Excessive liquid levels cause a “pressure chamber” effect
From the analysis of the given process conditions, it was identified that the primary cause of excessive forces on the tank internals was the high liquid level, which was not pumped out frequently enough. When the liquid level rose above the deflector plate, it created a closed chamber where pressure could build up before the gas escaped under the plate.
Simulations were conducted for varying initial liquid condensate levels. The results showed that forces on the deflector plate were low when the gas could flow freely beneath it. However, when the liquid level rose above the deflector plate, the following stages of flow development were observed:
- As pressure builds up on the inlet side of the tank, the liquid is forced downward. This displacement causes the liquid level on the opposite side of the deflector plate to rise. The increasing pressure in the resulting closed-off ‘chamber’ exerts a force on the deflector plate. On the back side of the deflector plate there is a lower total force as the pressure in the liquid reduces with height, while in the gas it does not.
- The force on the deflector plate peaks when the liquid is fully displaced to the bottom of the deflector plate. Under these conditions, the load on the deflector plate experiences a local maximum.

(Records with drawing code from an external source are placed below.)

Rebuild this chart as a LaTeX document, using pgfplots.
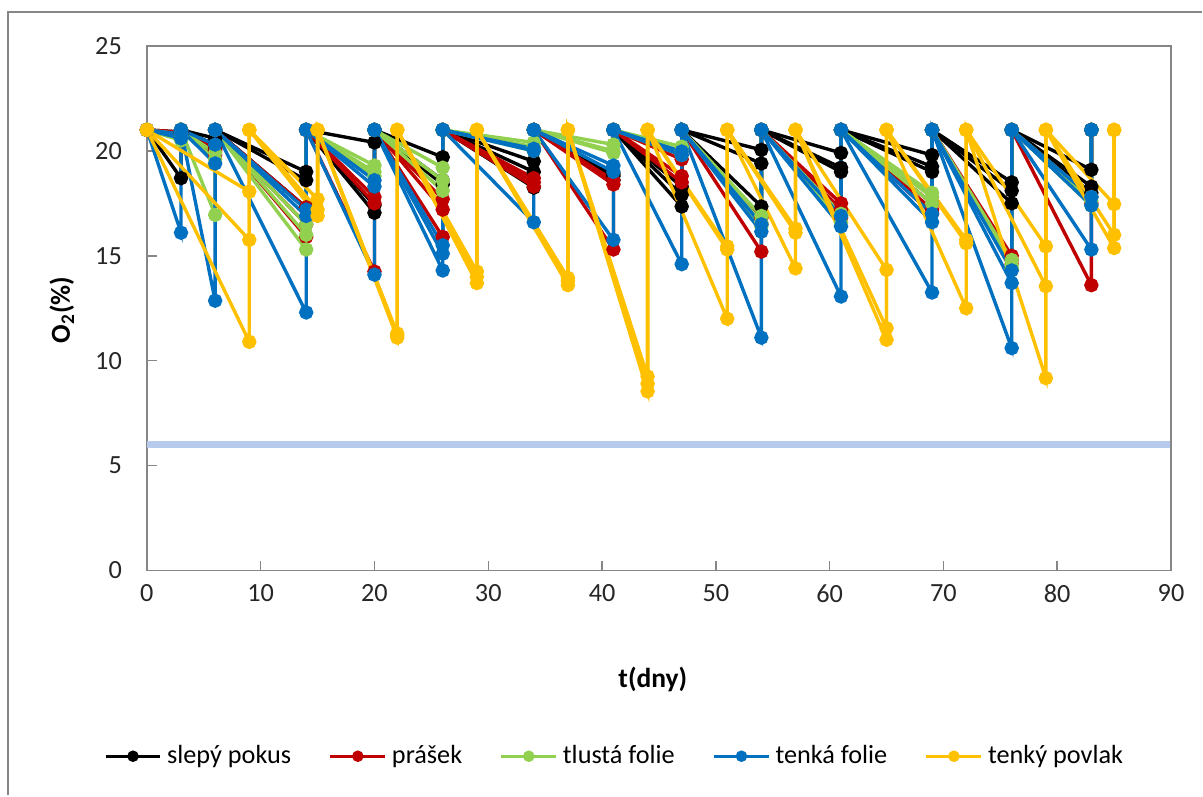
\documentclass[border=0pt]{standalone}
\usepackage{fontspec}
\setmainfont{Carlito}
\usepackage{pgfplots}
\pgfplotsset{compat=1.18}
\usepackage{pgfplotstable}
\usetikzlibrary{calc}
\definecolor{cblack}{RGB}{0,0,0}
\definecolor{cred}{RGB}{192,0,0}
\definecolor{cgreen}{RGB}{146,208,80}
\definecolor{cblue}{RGB}{0,112,192}
\definecolor{cyellow}{RGB}{255,192,0}
\definecolor{framegray}{RGB}{134,134,134}
\definecolor{refline}{RGB}{181,202,236}

% O2 values, three replicates per treatment; 21 = opened again
\pgfplotstableread{
x a b c
0 21 21 21
3 18.7 20.8 20.9
3 21 21 21
6 20.3 20.6 20.1
6 21 21 21
14 19.0 18.6 17.3
14 21 21 21
20 20.4 17.4 17.05
20 21 21 21
26 19.7 18.6 18.4
26 21 21 21
34 19.5 19.0 18.25
34 21 21 21
41 18.8 18.6 18.9
41 21 21 21
47 17.35 17.9 18.3
47 21 21 21
54 20.05 19.4 17.35
54 21 21 21
61 19.9 19.2 19.0
61 21 21 21
69 19.8 19.25 19.0
69 21 21 21
76 18.5 18.1 17.5
76 21 21 21
83 19.1 18.3 18.0
83 21 21 21
}\tblack

\pgfplotstableread{
x a b c
0 21 21 21
3 20.8 20.9 20.6
3 21 21 21
6 20.0 19.8 20.2
6 21 21 21
14 15.9 16.5 17.3
14 21 21 21
20 17.8 17.5 14.25
20 21 21 21
26 17.7 15.9 17.2
26 21 21 21
34 18.5 18.7 18.3
34 21 21 21
41 18.4 15.3 18.6
41 21 21 21
47 19.6 18.8 18.5
47 21 21 21
54 15.2 16.8 16.5
54 21 21 21
61 17.5 17.2 16.8
61 21 21 21
69 17.5 17.2 17.0
69 21 21 21
76 14.8 15.0 14.6
76 21 21 21
83 13.6 17.5 17.8
83 21 21 21
}\tred

\pgfplotstableread{
x a b c
0 21 21 21
3 20.7 20.5 20.8
3 21 21 21
6 16.95 19.6 19.9
6 21 21 21
14 15.3 16.5 16.0
14 21 21 21
20 19.3 19.0 18.8
20 21 21 21
26 19.2 18.1 18.6
26 21 21 21
34 20.4 20.2 20.0
34 21 21 21
41 19.9 20.3 20.0
41 21 21 21
47 20.2 20.0 19.8
47 21 21 21
54 16.9 16.6 16.4
54 21 21 21
61 16.9 17.0 16.6
61 21 21 21
69 18.0 17.5 17.8
69 21 21 21
76 14.57 14.8 14.4
76 21 21 21
83 17.6 17.8 17.4
83 21 21 21
}\tgreen

\pgfplotstableread{
x a b c
0 21 21 21
3 16.1 20.8 20.6
3 21 21 21
6 19.4 12.86 20.3
6 21 21 21
14 16.9 12.3 17.2
14 21 21 21
20 18.6 14.1 18.3
20 21 21 21
26 15.1 14.3 15.5
26 21 21 21
34 20.1 16.6 20.0
34 21 21 21
41 19.3 15.76 19.0
41 21 21 21
47 19.97 14.6 19.8
47 21 21 21
54 16.15 11.1 16.5
54 21 21 21
61 16.4 13.06 16.9
61 21 21 21
69 16.6 13.25 17.0
69 21 21 21
76 13.7 10.6 14.3
76 21 21 21
83 17.4 15.3 17.8
83 21 21 21
}\tblue

\pgfplotstableread{
x a b c
0 21 21 21
9 18.06 15.76 10.9
9 21 21 21
15 17.7 16.9 17.2
15 21 21 21
22 11.3 11.1 11.2
22 21 21 21
29 14.25 13.7 14.0
29 21 21 21
37 13.95 13.6 13.8
37 21 21 21
44 9.25 8.54 8.9
44 21 21 21
51 15.45 12.0 15.3
51 21 21 21
57 16.3 16.1 14.4
57 21 21 21
65 14.33 11.55 11.0
65 21 21 21
72 15.76 15.6 12.5
72 21 21 21
79 15.45 13.55 9.17
79 21 21 21
85 17.46 16.0 15.37
85 21 21 21
}\tyellow

\pgfplotsset{
  ser/.style={color=#1, line width=1.35pt, mark=*, mark size=2.2pt,
    mark options={solid, fill=#1, draw=#1}},
}

\begin{document}
\begin{tikzpicture}
\begin{axis}[
  scale only axis, width=410pt, height=210pt,
  xmin=0, xmax=90, ymin=0, ymax=25,
  xtick={0,10,...,90}, ytick={0,5,...,25},
  tick align=inside, xtick pos=bottom, ytick pos=left,
  axis line style={framegray, line width=0.6pt},
  tick style={framegray, line width=0.6pt}, major tick length=4pt,
  /pgf/number format/assume math mode=true,
  ticklabel style={font=\fontsize{10.5}{12}\selectfont, text=black!85},
  yticklabel style={xshift=-6.5pt},
  xticklabel style={yshift=-2pt},
  xlabel={\textbf{t(dny)}}, ylabel={\textbf{O\textsubscript{2}(\%)}},
  label style={font=\fontsize{11}{13}\selectfont},
  xlabel style={at={(axis description cs:0.494,-0.207)}, anchor=center},
  ylabel style={at={(axis description cs:-0.083,0.497)}, anchor=center},
  clip=false,
  legend columns=5,
  legend cell align=left,
  legend image code/.code={
    \draw[mark repeat=2, mark phase=2, mark size=1.6pt, #1]
      plot coordinates {(0pt,0pt) (11pt,0pt) (22pt,0pt)};},
  legend style={at={(axis description cs:0.458,-0.354)}, anchor=center,
    draw=none, font=\fontsize{10.5}{12}\selectfont,
    /tikz/every even column/.append style={column sep=13pt}},
]
\coordinate (O) at (rel axis cs:0,0);
\addplot[refline, line width=2.8pt, forget plot] coordinates {(0,6) (90,6)};

\addplot[ser=cblack] table[x=x,y=a]{\tblack};
\addlegendentry{slepý pokus}
\addplot[ser=cblack, forget plot] table[x=x,y=b]{\tblack};
\addplot[ser=cblack, forget plot] table[x=x,y=c]{\tblack};

\addplot[ser=cred] table[x=x,y=a]{\tred};
\addlegendentry{prášek}
\addplot[ser=cred, forget plot] table[x=x,y=b]{\tred};
\addplot[ser=cred, forget plot] table[x=x,y=c]{\tred};

\addplot[ser=cgreen] table[x=x,y=a]{\tgreen};
\addlegendentry{tlustá folie}
\addplot[ser=cgreen, forget plot] table[x=x,y=b]{\tgreen};
\addplot[ser=cgreen, forget plot] table[x=x,y=c]{\tgreen};

\addplot[ser=cblue] table[x=x,y=a]{\tblue};
\addlegendentry{tenká folie}
\addplot[ser=cblue, forget plot] table[x=x,y=b]{\tblue};
\addplot[ser=cblue, forget plot] table[x=x,y=c]{\tblue};

\addplot[ser=cyellow] table[x=x,y=a]{\tyellow};
\addlegendentry{tenký povlak}
\addplot[ser=cyellow, forget plot] table[x=x,y=b]{\tyellow};
\addplot[ser=cyellow, forget plot] table[x=x,y=c]{\tyellow};
\end{axis}
% plot-area frame on top/right and the outer chart border
\draw[framegray, line width=0.6pt] ($(O)+(0,210pt)$) -- ($(O)+(410pt,210pt)$) -- ($(O)+(410pt,0)$);
\draw[framegray, line width=0.8pt] ($(O)+(-55.6pt,-90pt)$) -- ($(O)+(-55.6pt,223.6pt)$) -- ($(O)+(422.4pt,223.6pt)$);
\path ($(O)+(-58.8pt,-90pt)$) rectangle ($(O)+(422.4pt,228.4pt)$);
\end{tikzpicture}
\end{document}
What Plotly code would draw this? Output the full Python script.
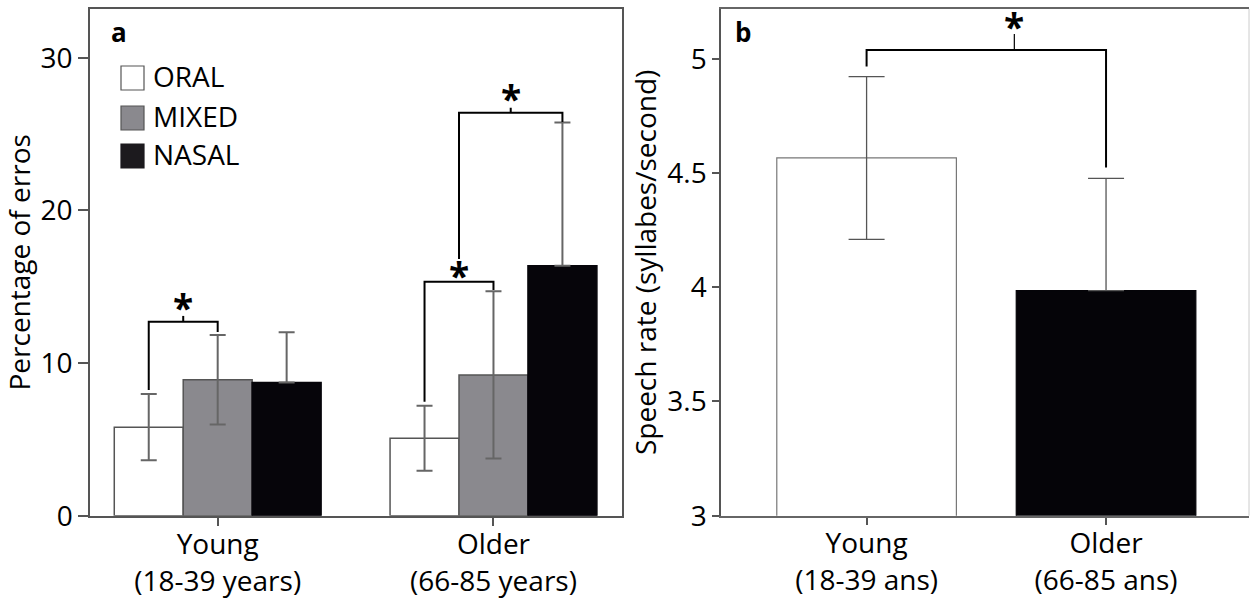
import plotly.graph_objects as go
from plotly.subplots import make_subplots

# ---------------- data ----------------
groups_a = ["Young<br>(18-39 years)", "Older<br>(66-85 years)"]
conditions = ["ORAL", "MIXED", "NASAL"]
oral_mean = [5.80, 5.08]
oral_sd = [2.17, 2.13]
mixed_mean = [8.91, 9.22]
mixed_sd = [2.93, 5.48]
nasal_mean = [8.72, 16.38]
nasal_sd = [3.30, 9.39]

groups_b = ["Young<br>(18-39 ans)", "Older<br>(66-85 ans)"]
rate_mean = [4.566, 3.985]
rate_sd = [0.356, 0.492]

# significance brackets: (x_left, x_right, height, left_end, right_end, star_x, tick_top, star_y)
brackets_a = [
    (-0.25, 0.0, 12.71, 8.24, 12.04, -0.125, 13.09, 13.94),
    (0.75, 1.0, 15.33, 7.47, 14.79, 0.875, 15.33, 16.06),
    (0.875, 1.25, 26.41, 16.82, 25.80, 1.0625, 26.73, 27.65),
]
brackets_b = [
    (0.0, 1.0, 5.038, 4.966, 4.524, 0.617, 5.109, 5.163),
]

# ---------------- style ----------------
FONT = "Open Sans"
W, H = 1252, 605
AX = "#555555"
C_ORAL, C_MIXED, C_NASAL = "#ffffff", "#8a898e", "#06050a"


def px_x(p):
    return p / W


def px_y(p):
    return 1 - p / H


fig = make_subplots(rows=1, cols=2)

means = [oral_mean, mixed_mean, nasal_mean]
sds = [oral_sd, mixed_sd, nasal_sd]
fills = [C_ORAL, C_MIXED, C_NASAL]
lines = [AX, AX, C_NASAL]
minus = [oral_sd, mixed_sd, [0 for _ in nasal_sd]]
for name, m, s, mn, fc, lc in zip(conditions, means, sds, minus, fills, lines):
    fig.add_trace(go.Bar(
        x=list(range(len(groups_a))), y=m, name=name,
        marker=dict(color=fc, line=dict(color=lc, width=1.5)),
        error_y=dict(type="data", array=s, arrayminus=mn, symmetric=False,
                     color="#666666", thickness=2, width=8),
        showlegend=False,
    ), row=1, col=1)

fig.add_trace(go.Bar(
    x=list(range(len(groups_b))), y=rate_mean,
    marker=dict(color=["#ffffff", "#050408"], line=dict(color=["#777777", "#050408"], width=1.2)),
    error_y=dict(type="data", array=rate_sd, arrayminus=[rate_sd[0], 0], symmetric=False,
                 color="#555555", thickness=1.3, width=18),
    showlegend=False,
), row=1, col=2)


def add_brackets(brs, row, col, tickw):
    for xl, xr, h, yl, yr, xs, tt, ys in brs:
        fig.add_trace(go.Scatter(x=[xl, xl, xr, xr], y=[yl, h, h, yr], mode="lines",
                                 line=dict(color="#000000", width=2), showlegend=False,
                                 hoverinfo="skip"), row=row, col=col)
        if tt > h:
            fig.add_trace(go.Scatter(x=[xs, xs], y=[h, tt], mode="lines",
                                     line=dict(color="#000000", width=tickw), showlegend=False,
                                     hoverinfo="skip"), row=row, col=col)
        fig.add_annotation(x=xs, y=ys, text="<b>*</b>", showarrow=False,
                           xref="x" if col == 1 else "x2", yref="y" if col == 1 else "y2",
                           font=dict(family=FONT, size=37, color="#000000"),
                           yshift=-5)


add_brackets(brackets_a, 1, 1, 2)
add_brackets(brackets_b, 1, 2, 1.2)

# legend (manual, large swatches)
leg_rows = [66, 106, 144]
leg_fill = ["#ffffff", "#8a898e", "#1c1a1e"]
leg_line = [AX, AX, "#1c1a1e"]
for name, top, fc, lc in zip(conditions, leg_rows, leg_fill, leg_line):
    fig.add_shape(type="rect", xref="paper", yref="paper",
                  x0=px_x(121), x1=px_x(144), y0=px_y(top + 24), y1=px_y(top),
                  fillcolor=fc, line=dict(color=lc, width=1.2))
    fig.add_annotation(xref="paper", yref="paper", x=px_x(151), y=px_y(top + 10),
                       xanchor="left", yanchor="middle", text=name, showarrow=False,
                       font=dict(family=FONT, size=28, color="#000000"))

# panel letters
fig.add_annotation(xref="paper", yref="paper", x=px_x(109), y=px_y(32), xanchor="left",
                   yanchor="middle", text="<b>a</b>", showarrow=False,
                   font=dict(family=FONT, size=26, color="#000000"))
fig.add_annotation(xref="paper", yref="paper", x=px_x(733), y=px_y(32), xanchor="left",
                   yanchor="middle", text="<b>b</b>", showarrow=False,
                   font=dict(family=FONT, size=26, color="#000000"))

# right border of panel b (light)
fig.add_shape(type="line", xref="x2 domain", yref="y2 domain", x0=1, x1=1, y0=0, y1=1,
              line=dict(color="#cccccc", width=1))

ydom = [px_y(515.7), px_y(9)]
tickfont = dict(family=FONT, size=28, color="#000000")

fig.update_layout(
    width=W, height=H, margin=dict(l=0, r=0, t=0, b=0),
    plot_bgcolor="#ffffff", paper_bgcolor="#ffffff",
    barmode="group", bargap=0.25, bargroupgap=0,
    font=dict(family=FONT, size=28, color="#000000"),
    xaxis=dict(domain=[px_x(90), px_x(622)], range=[-0.463, 1.466],
               tickvals=list(range(len(groups_a))), ticktext=groups_a,
               showline=True, linecolor=AX, linewidth=2, mirror=True,
               ticks="outside", ticklen=8, tickcolor=AX, tickwidth=1.5,
               ticklabelstandoff=-5,
               showgrid=False, zeroline=False, tickfont=tickfont, automargin=False),
    yaxis=dict(domain=ydom, range=[0, 33.2], tickvals=[0, 10, 20, 30],
               showline=True, linecolor=AX, linewidth=1.5, mirror=True,
               ticks="outside", ticklen=10, tickcolor=AX, tickwidth=1.5,
               showgrid=False, zeroline=False, tickfont=tickfont, automargin=False,
               title=dict(text="Percentage of erros", font=dict(family=FONT, size=28), standoff=6)),
    xaxis2=dict(domain=[px_x(721), px_x(1249)], range=[-0.608, 1.597],
                tickvals=list(range(len(groups_b))), ticktext=groups_b,
                showline=True, linecolor="#666666", linewidth=2, mirror=True,
                ticks="outside", ticklen=7, tickcolor=AX, tickwidth=1.5,
                ticklabelstandoff=-5,
                showgrid=False, zeroline=False, tickfont=tickfont, automargin=False),
    yaxis2=dict(domain=ydom, range=[3, 5.218], tickvals=[3, 3.5, 4, 4.5, 5],
                ticktext=["3", "3.5", "4", "4.5", "5"],
                showline=True, linecolor=AX, linewidth=1.5, mirror=False,
                ticks="outside", ticklen=7, tickcolor=AX, tickwidth=1.5,
                showgrid=False, zeroline=False, tickfont=tickfont, automargin=False,
                title=dict(text="Speech rate (syllabes/second)", font=dict(family=FONT, size=28), standoff=2)),
)

fig.write_html("out.html", config={"displayModeBar": False},
               post_script="document.body.style.margin='0px';document.body.style.overflow='hidden';")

- As the gas finally escapes under the deflector plate, oscillations in the forces develop. The escaping gas temporarily reduces the pressure within the chamber, alleviating the force. However, the movement of the liquid on both sides of the plate caused by the escaping gas generates transient force spikes, leading to dynamic oscillations. These oscillations exceed the previously observed maximum force.
Key Insights
This study successfully identified the mechanism responsible for the high loads on the deflector plate of the separation tank. The forces acting on the plate were quantified and provided to the client as inputs for their structural Finite Element Analysis (FEA). The analysis revealed that the initial condensate level significantly influences the loading on the deflector plate, whereas the inlet flow velocity has a comparatively minor effect.
The maximum force on the deflector plate was not solely determined by the energy required to displace the liquid until a gas flow path was established beneath the plate. Once this pathway formed, a dynamic “gulping” phenomenon was observed, characterized by intermittent gas escape and blockage. This cyclical process caused fluctuating loads on the plate, with the peaks exceeding those observed during the initial liquid displacement.
Conclusions & Recommendations
This study found that high weld stresses in the separation tank are more likely caused by pressure chamber effects and transient variations in liquid levels, rather than inertial impacts like water hammer or slugging flow, as initially suspected by the client. For future work, the following recommendations are proposed:
- The pressure data from the CFD simulations should be incorporated into Finite Element Analysis (FEA) to evaluate stress distributions. While higher liquid levels lead to greater total loads, the FEA study should consider the pressure data for various initial liquid levels. This would capture the effects of shear forces and moments at weld points, which could also contribute to weld failure. For instance, higher liquid levels may reduce these moments by creating a counterweight as liquid is pushed on top of the deflector plate.
- Improved accuracy in condensate level measurements is recommended for a more precise analysis. Current assumptions are conservative due to limited data on liquid levels during operation.